— START Material provided —
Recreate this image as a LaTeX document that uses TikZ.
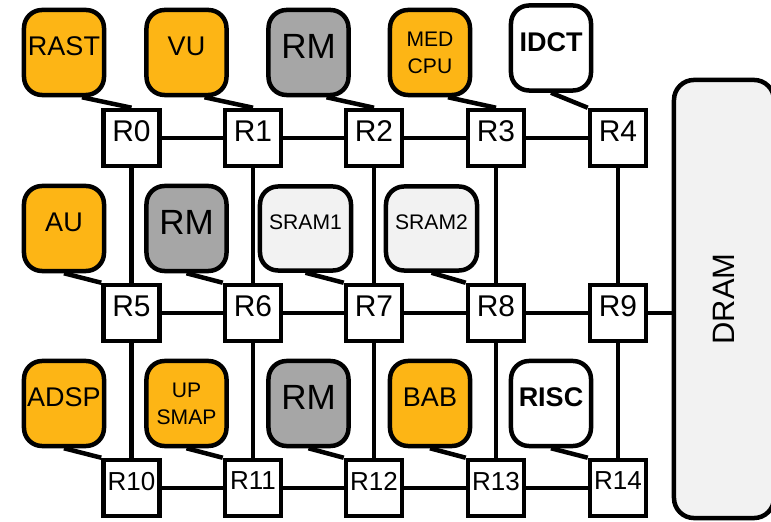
\documentclass[tikz,border=0pt]{standalone}
\usepackage{fontspec}
\setmainfont{Liberation Sans}
\usepackage{xcolor}
\usetikzlibrary{positioning}
\definecolor{iporange}{RGB}{253,181,21}
\definecolor{ipgray}{RGB}{166,166,166}
\definecolor{iplight}{RGB}{242,242,242}
\tikzset{
  ip/.style={rectangle, rounded corners=0.45cm, draw=black, line width=3.2pt,
             fill=#1, minimum width=2cm, minimum height=2.125cm,
             inner sep=2pt, text depth=0.3cm,
             font=\fontsize{19.2}{23}\selectfont},
  ip/.default=white,
  rmtxt/.style={font=\fontsize{24.9}{29}\selectfont},
  smalltxt/.style={font=\fontsize{15}{19}\selectfont},
  boldtxt/.style={font=\fontsize{19.2}{23}\selectfont\bfseries},
  pair/.style={align=center, text depth={}},
  memwide/.style={minimum width=2.275cm, minimum height=2.1cm},
  router/.style={rectangle, draw=black, line width=3.2pt, fill=white,
                 minimum size=1.4cm, inner sep=0pt, text depth=0.35cm},
  mem/.style={rectangle, rounded corners=0.5cm, draw=black, line width=3.2pt,
              fill=iplight, minimum width=2.5cm, minimum height=10.95cm,
              font=\fontsize{22}{26}\selectfont},
  link/.style={line width=3.2pt, black},
}
\begin{document}
\begin{tikzpicture}[x=0.025cm, y=0.025cm]
  \useasboundingbox (0,0) rectangle (771,521);
  %% off-chip memory
  \node[mem] (dram) at (724,222) {\rotatebox{90}{DRAM}};
  %% router mesh
  \foreach \row/\y in {0/383, 1/208, 2/33}
    \foreach \col/\x in {0/131.5, 1/253, 2/374, 3/496, 4/618} {
      \pgfmathtruncatemacro\n{5*\row+\col}
      \ifnum\n>9 \def\rf{18.5}\else\def\rf{21.3}\fi
      \node[router, font=\fontsize{\rf}{\rf}\selectfont] (r\n) at (\x,\y) {R\n};
    }
  \foreach \a/\b in {0/1,1/2,2/3,3/4,5/6,6/7,7/8,8/9,10/11,11/12,12/13,13/14}
    \draw[link] (r\a) -- (r\b);
  \foreach \a/\b in {0/5,1/6,2/7,3/8,4/9,5/10,6/11,7/12,8/13,9/14}
    \draw[link] (r\a) -- (r\b);
  \draw[link] (r9.east) -- (r9.east -| dram.west);
  %% IP blocks
  \node[ip=iporange]                  (rast)   at (64,468.5)    {RAST};
  \node[ip=iporange]                  (vu)     at (186.5,468.5) {VU};
  \node[ip=ipgray, rmtxt]             (rm0)    at (308.5,468.5) {RM};
  \node[ip=iporange, smalltxt, pair]  (medcpu) at (430,468.5)   {MED\\CPU};
  \node[ip, boldtxt]                  (idct)   at (551,473)     {IDCT};
  \node[ip=iporange]                  (au)     at (64,292.5)    {AU};
  \node[ip=ipgray, rmtxt]             (rm1)    at (186.5,292.5) {RM};
  \node[ip=iplight, memwide, smalltxt](sram1)  at (305.5,292.5) {SRAM1};
  \node[ip=iplight, memwide, smalltxt](sram2)  at (431.5,292.5) {SRAM2};
  \node[ip=iporange]                  (adsp)   at (64,117.5)    {ADSP};
  \node[ip=iporange, smalltxt, pair]  (upsmap) at (186.5,117.5) {UP\\SMAP};
  \node[ip=ipgray, rmtxt]             (rm2)    at (308.5,117.5) {RM};
  \node[ip=iporange]                  (bab)    at (430,117.5)   {BAB};
  \node[ip, boldtxt]                  (risc)   at (551,117.5)   {RISC};
  %% block to router links
  \foreach \b/\r in {rast/0, vu/1, rm0/2, medcpu/3}
    \draw[link] ([xshift=0.45cm]\b.south) -- (r\r.north);
  \foreach \b/\r in {idct/4, au/5, rm1/6, sram1/7, sram2/8,
                     adsp/10, upsmap/11, rm2/12, bab/13, risc/14}
    \draw[link] (\b.south) -- (r\r.north west);
\end{tikzpicture}
\end{document}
— END Material provided —
The exercise:
Copy out every line of the material above exactly, skipping the pictures.

Solution to this problem:
Recreate this image as a LaTeX document that uses TikZ.
\documentclass[tikz,border=0pt]{standalone}
\usepackage{fontspec}
\setmainfont{Liberation Sans}
\usepackage{xcolor}
\usetikzlibrary{positioning}
\definecolor{iporange}{RGB}{253,181,21}
\definecolor{ipgray}{RGB}{166,166,166}
\definecolor{iplight}{RGB}{242,242,242}
\tikzset{
  ip/.style={rectangle, rounded corners=0.45cm, draw=black, line width=3.2pt,
             fill=#1, minimum width=2cm, minimum height=2.125cm,
             inner sep=2pt, text depth=0.3cm,
             font=\fontsize{19.2}{23}\selectfont},
  ip/.default=white,
  rmtxt/.style={font=\fontsize{24.9}{29}\selectfont},
  smalltxt/.style={font=\fontsize{15}{19}\selectfont},
  boldtxt/.style={font=\fontsize{19.2}{23}\selectfont\bfseries},
  pair/.style={align=center, text depth={}},
  memwide/.style={minimum width=2.275cm, minimum height=2.1cm},
  router/.style={rectangle, draw=black, line width=3.2pt, fill=white,
                 minimum size=1.4cm, inner sep=0pt, text depth=0.35cm},
  mem/.style={rectangle, rounded corners=0.5cm, draw=black, line width=3.2pt,
              fill=iplight, minimum width=2.5cm, minimum height=10.95cm,
              font=\fontsize{22}{26}\selectfont},
  link/.style={line width=3.2pt, black},
}
\begin{document}
\begin{tikzpicture}[x=0.025cm, y=0.025cm]
  \useasboundingbox (0,0) rectangle (771,521);
  %% off-chip memory
  \node[mem] (dram) at (724,222) {\rotatebox{90}{DRAM}};
  %% router mesh
  \foreach \row/\y in {0/383, 1/208, 2/33}
    \foreach \col/\x in {0/131.5, 1/253, 2/374, 3/496, 4/618} {
      \pgfmathtruncatemacro\n{5*\row+\col}
      \ifnum\n>9 \def\rf{18.5}\else\def\rf{21.3}\fi
      \node[router, font=\fontsize{\rf}{\rf}\selectfont] (r\n) at (\x,\y) {R\n};
    }
  \foreach \a/\b in {0/1,1/2,2/3,3/4,5/6,6/7,7/8,8/9,10/11,11/12,12/13,13/14}
    \draw[link] (r\a) -- (r\b);
  \foreach \a/\b in {0/5,1/6,2/7,3/8,4/9,5/10,6/11,7/12,8/13,9/14}
    \draw[link] (r\a) -- (r\b);
  \draw[link] (r9.east) -- (r9.east -| dram.west);
  %% IP blocks
  \node[ip=iporange]                  (rast)   at (64,468.5)    {RAST};
  \node[ip=iporange]                  (vu)     at (186.5,468.5) {VU};
  \node[ip=ipgray, rmtxt]             (rm0)    at (308.5,468.5) {RM};
  \node[ip=iporange, smalltxt, pair]  (medcpu) at (430,468.5)   {MED\\CPU};
  \node[ip, boldtxt]                  (idct)   at (551,473)     {IDCT};
  \node[ip=iporange]                  (au)     at (64,292.5)    {AU};
  \node[ip=ipgray, rmtxt]             (rm1)    at (186.5,292.5) {RM};
  \node[ip=iplight, memwide, smalltxt](sram1)  at (305.5,292.5) {SRAM1};
  \node[ip=iplight, memwide, smalltxt](sram2)  at (431.5,292.5) {SRAM2};
  \node[ip=iporange]                  (adsp)   at (64,117.5)    {ADSP};
  \node[ip=iporange, smalltxt, pair]  (upsmap) at (186.5,117.5) {UP\\SMAP};
  \node[ip=ipgray, rmtxt]             (rm2)    at (308.5,117.5) {RM};
  \node[ip=iporange]                  (bab)    at (430,117.5)   {BAB};
  \node[ip, boldtxt]                  (risc)   at (551,117.5)   {RISC};
  %% block to router links
  \foreach \b/\r in {rast/0, vu/1, rm0/2, medcpu/3}
    \draw[link] ([xshift=0.45cm]\b.south) -- (r\r.north);
  \foreach \b/\r in {idct/4, au/5, rm1/6, sram1/7, sram2/8,
                     adsp/10, upsmap/11, rm2/12, bab/13, risc/14}
    \draw[link] (\b.south) -- (r\r.north west);
\end{tikzpicture}
\end{document}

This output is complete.